This paper is concerned with the problem of obtaining higher approximations to the flow past a sphere and a circular cylinder than those represented by the well-known solutions of Stokes and Oseen. Since the perturbation theory arising from the consideration of small non-zero Reynolds numbers is a singular one, the problem is largely that of devising suitable techniques for taking this singularity into account when expanding the solution for small Reynolds numbers.
The technique adopted is as follows. Separate, locally valid (in general), expansions of the stream function are developed for the regions close to, and far from, the obstacle.
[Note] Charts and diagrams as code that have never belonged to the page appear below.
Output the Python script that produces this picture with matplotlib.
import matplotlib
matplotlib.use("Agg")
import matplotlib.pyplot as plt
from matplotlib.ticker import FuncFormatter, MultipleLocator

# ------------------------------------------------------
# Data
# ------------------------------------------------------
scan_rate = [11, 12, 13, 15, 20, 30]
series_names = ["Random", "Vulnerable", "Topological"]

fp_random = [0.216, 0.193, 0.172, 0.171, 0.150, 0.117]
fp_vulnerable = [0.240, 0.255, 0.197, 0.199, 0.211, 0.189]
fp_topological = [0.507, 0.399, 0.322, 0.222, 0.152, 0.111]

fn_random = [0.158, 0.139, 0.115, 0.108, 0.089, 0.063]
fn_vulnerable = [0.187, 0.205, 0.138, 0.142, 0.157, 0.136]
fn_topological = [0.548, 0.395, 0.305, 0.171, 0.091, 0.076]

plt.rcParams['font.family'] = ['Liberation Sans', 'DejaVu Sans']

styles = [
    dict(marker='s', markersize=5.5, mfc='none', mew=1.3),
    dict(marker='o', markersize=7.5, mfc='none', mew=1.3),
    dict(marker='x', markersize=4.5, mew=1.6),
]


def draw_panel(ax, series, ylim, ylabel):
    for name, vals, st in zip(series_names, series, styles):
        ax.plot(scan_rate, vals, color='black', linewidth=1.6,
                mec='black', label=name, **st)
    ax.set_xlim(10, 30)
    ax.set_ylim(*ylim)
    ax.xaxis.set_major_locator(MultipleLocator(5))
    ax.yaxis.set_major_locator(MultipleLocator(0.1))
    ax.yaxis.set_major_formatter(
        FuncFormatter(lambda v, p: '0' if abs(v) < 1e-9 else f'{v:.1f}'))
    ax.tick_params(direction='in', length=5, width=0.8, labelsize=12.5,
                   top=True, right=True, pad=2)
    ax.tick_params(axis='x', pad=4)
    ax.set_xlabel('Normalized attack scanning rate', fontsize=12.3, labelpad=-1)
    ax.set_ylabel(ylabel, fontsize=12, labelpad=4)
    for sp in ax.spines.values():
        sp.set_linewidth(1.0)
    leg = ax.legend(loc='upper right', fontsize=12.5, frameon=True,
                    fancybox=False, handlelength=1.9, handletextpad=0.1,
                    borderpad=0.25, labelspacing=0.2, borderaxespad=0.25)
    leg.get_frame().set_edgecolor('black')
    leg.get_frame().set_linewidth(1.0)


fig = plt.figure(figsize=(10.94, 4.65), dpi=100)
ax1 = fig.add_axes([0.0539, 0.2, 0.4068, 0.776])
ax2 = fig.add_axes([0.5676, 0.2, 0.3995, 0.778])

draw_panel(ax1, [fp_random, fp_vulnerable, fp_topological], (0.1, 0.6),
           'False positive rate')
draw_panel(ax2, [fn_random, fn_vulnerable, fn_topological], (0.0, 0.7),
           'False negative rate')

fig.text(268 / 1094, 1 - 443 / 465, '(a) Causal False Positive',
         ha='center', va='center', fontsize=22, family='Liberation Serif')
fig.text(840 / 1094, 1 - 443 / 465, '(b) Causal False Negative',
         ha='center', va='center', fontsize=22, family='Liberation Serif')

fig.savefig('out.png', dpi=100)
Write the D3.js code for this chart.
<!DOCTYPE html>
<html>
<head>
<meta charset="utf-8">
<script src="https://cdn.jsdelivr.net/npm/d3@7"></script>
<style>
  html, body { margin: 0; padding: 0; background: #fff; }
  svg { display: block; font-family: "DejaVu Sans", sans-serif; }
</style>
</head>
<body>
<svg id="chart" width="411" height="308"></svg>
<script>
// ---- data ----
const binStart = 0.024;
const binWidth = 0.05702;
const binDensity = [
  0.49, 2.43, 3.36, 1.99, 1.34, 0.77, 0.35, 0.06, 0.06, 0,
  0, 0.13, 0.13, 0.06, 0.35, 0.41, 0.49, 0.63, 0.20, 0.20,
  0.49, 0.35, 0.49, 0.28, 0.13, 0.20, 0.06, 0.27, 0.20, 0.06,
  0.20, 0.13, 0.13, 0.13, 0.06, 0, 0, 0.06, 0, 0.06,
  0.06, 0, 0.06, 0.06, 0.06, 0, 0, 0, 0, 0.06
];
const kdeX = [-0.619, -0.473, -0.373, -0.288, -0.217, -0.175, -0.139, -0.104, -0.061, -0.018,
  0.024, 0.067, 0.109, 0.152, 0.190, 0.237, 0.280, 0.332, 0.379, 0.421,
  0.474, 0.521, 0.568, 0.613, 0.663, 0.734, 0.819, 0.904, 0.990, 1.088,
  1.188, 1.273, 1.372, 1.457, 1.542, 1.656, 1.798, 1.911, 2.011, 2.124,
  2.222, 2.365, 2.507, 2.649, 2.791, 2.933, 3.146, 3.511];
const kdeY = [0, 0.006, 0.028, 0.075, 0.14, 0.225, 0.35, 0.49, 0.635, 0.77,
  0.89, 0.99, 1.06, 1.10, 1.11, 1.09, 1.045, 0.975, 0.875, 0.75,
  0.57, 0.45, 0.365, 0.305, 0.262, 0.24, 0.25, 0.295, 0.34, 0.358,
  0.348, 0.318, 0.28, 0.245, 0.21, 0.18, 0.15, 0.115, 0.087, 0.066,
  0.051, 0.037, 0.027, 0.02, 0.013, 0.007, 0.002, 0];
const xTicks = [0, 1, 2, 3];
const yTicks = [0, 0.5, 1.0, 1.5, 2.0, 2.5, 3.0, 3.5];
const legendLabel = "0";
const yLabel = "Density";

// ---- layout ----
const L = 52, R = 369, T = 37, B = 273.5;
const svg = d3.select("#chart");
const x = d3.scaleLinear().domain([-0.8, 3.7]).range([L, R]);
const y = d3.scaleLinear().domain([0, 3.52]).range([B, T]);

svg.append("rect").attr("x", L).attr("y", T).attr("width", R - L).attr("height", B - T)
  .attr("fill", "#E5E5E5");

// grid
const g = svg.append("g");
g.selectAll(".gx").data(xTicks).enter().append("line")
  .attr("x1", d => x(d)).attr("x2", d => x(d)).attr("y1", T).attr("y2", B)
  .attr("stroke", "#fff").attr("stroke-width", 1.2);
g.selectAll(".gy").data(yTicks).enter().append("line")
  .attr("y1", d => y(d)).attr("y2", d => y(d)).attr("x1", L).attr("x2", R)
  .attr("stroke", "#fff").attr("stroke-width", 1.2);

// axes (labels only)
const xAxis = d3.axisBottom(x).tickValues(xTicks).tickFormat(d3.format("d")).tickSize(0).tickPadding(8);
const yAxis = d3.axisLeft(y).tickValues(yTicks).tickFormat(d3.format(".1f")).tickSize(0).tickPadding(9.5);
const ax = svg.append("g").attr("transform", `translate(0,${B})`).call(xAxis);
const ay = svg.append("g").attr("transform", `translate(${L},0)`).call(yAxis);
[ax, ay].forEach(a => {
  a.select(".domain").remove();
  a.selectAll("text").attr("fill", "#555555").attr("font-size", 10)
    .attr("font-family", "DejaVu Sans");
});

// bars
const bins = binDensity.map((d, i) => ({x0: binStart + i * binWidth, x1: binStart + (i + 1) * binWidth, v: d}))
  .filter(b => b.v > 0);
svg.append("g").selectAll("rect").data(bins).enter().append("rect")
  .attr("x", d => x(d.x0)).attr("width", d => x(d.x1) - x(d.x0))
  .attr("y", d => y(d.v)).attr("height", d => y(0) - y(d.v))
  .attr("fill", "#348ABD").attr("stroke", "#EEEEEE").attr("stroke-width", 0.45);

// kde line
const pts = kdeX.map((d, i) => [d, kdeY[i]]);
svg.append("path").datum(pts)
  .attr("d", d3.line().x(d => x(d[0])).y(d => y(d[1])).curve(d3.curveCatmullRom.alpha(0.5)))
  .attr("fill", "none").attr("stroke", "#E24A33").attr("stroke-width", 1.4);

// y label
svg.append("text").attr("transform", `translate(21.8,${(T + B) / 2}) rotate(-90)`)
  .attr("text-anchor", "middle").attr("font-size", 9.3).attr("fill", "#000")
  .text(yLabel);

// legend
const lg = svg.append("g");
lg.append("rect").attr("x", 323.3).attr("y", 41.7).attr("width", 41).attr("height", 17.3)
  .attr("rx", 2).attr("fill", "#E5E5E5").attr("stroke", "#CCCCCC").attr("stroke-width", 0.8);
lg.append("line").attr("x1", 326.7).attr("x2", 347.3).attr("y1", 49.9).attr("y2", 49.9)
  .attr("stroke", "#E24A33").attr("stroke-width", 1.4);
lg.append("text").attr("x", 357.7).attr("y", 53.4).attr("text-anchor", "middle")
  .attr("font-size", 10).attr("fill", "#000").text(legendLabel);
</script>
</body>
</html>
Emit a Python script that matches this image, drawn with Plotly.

Reasons are presented for believing that these ‘Stokes’ and ‘Oseen’ expansions are, respectively, of the forms
$\Sigma \;f_n(R) \psi_n(r, \theta)$ and $\Sigma \; F_n(R) \Psi_n(R_r, \theta)$
where (r, θ) are spherical or cylindrical polar coordinates made dimensionless with the radius of the obstacle, R is the Reynolds number, and $f_{(n+1)}|f_n$ and $F_{n+1}|F_n$ vanish with R. Substitution of these expansions in the Navier-Stokes equation then yields a set of differential equations for the coefficients ψn and Ψn, but only one set of physical boundary conditions is applicable to each expansion (the no-slip conditions for the Stokes expansion, and the uniform-stream condition for the Oseen expansion) so that unique solutions cannot be derived immediately. However, the fact that the two expansions are (in principle) both derived from the same exact solution leads to a ‘matching’ procedure which yields further boundary conditions for each expansion. It is thus possible to determine alternately successive terms in each expansion.
The leading terms of the expansions are shown to be closely related to the original solutions of Stokes and Oseen, and detailed results for some further terms are obtained.